Passgenaue Unterstützung
Elternpraktikant(inn)en wie Miriam sollen einen möglichst echten Eindruck vom Alltag mit Kind bekommen, Sicherheit im Umgang damit entwickeln und gestärkt aus dem Praktikum gehen. „Am Ende ist ein wichtiger Punkt, dass eine Entscheidung für ein Kind in den meisten Fällen auch eine Entscheidung für engmaschigere Betreuung bedeutet", hebt Ulrike Bock hervor. Aus dem ermittelten Unterstützungsbedarf sollen Leistungsangebote für den ambulanten Bereich aufgebaut werden.

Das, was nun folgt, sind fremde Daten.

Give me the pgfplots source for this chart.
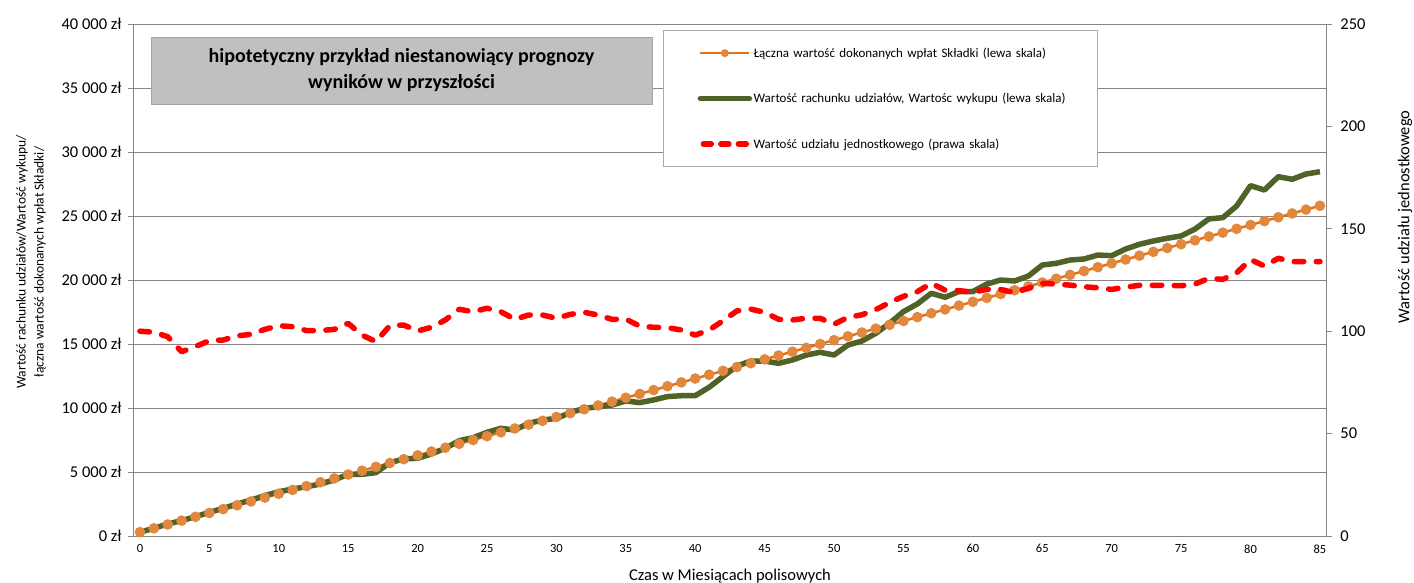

Damit das gut gelingt, hofft die Projektgruppe auf eine Verlängerung der Förderung durch die Aktion Mensch bis Ende 2021.
Miriam hat ihre Entscheidung zunächst getroffen: „Gerade kann ich mir ein Kind nicht vorstellen, aber irgendwann würde ich es gerne noch mal mit Mika ausprobieren und schauen, wie es sich dann anfühlt."
Anmerkung
1. Nachname auf Wunsch nicht genannt.